How long will it take to tell the truth?.

by R. Jayadevan

(November,15,London,Sri Lanka Guardian) Once again Sri Lanka is extending its established strategy to prevent the public know who carried out the most inhuman act of publicly displaying the bodies of the naked dead Black Tigers killed in the LTTE attack on the Anuradhapura Air Force base. The newspapers reported ‘Sri Lanka's most sacred Anuradhapura city was made unsacred by the public display of naked bodies of the LTTE suicide cadres on 23 October 2007’.

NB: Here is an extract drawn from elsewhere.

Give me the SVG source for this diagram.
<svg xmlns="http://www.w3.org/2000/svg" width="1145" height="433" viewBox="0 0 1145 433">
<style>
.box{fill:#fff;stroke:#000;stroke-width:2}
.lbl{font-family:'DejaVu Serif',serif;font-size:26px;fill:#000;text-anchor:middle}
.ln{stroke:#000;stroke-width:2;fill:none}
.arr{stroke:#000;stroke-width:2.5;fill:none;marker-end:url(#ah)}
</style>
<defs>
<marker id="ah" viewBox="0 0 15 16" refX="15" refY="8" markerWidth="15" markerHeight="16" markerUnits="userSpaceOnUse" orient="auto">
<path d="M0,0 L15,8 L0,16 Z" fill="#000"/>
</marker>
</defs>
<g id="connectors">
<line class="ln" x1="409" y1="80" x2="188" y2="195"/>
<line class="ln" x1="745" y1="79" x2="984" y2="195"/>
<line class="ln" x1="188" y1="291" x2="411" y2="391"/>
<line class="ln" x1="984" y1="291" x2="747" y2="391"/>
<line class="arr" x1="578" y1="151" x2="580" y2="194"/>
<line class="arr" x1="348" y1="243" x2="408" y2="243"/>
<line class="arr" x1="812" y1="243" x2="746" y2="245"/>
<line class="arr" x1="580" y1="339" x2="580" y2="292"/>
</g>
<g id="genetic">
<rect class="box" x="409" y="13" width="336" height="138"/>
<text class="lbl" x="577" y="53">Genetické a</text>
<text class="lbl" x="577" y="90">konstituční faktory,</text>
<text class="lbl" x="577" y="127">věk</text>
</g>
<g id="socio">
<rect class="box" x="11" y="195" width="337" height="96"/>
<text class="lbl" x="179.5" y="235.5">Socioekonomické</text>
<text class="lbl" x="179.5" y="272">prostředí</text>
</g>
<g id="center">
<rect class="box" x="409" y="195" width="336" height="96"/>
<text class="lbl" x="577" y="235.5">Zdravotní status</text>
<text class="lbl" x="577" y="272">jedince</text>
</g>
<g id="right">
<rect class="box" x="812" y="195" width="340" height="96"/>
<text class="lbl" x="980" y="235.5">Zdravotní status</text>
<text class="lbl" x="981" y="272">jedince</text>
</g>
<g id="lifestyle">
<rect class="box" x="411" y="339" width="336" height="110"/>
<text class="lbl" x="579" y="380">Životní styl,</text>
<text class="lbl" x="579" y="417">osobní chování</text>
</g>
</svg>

The Inspector General of Police (IGP) and a special committee has been appointed to investigate this dastardly act. How long do the investigators need to find the culprits when compelling evidences are available to the public? There are ample evidence in the picture itself to easily find the culprits. The tractor and the trailer belongs to the Anuradhapura local authority. The questions asked is:

1.Someone from the Air Force base or from the Police must have contacted the Council to send the tractor to the Air Force base to pick up the bodies from the base. Whoever did it must have had the authority to request for transport.

2.Whoever sanctioned the release of the tractor from the Council must have recorded who asked for the transportation.

3.The driver and the accompanying police officer in the tractor are vital witnesses.

Investigating these three clues would have nailed the culprits who carried out the dastardly act of displaying the naked bodies in the public. It is more than three weeks since the incident took place and the high ranking investigation are To still to report the culprit. This is another saga of deliberate procrastination practiced by the government machinery in discharging their responsibility to be accountable.

However remorseful the act of the LTTE may have been to carryout the attack on the Anuradhapura Air Force base, what was done to the dead bodies is much more disgusting and against internationally accepted standards and the religions to practised in the country to give due respect to the dead.

Procrastination is not the answer for such criminal conduct. If the government is unable to close such simple investigations with minimum effort, how could it discharge its bigger responsibility to bring peace in the country?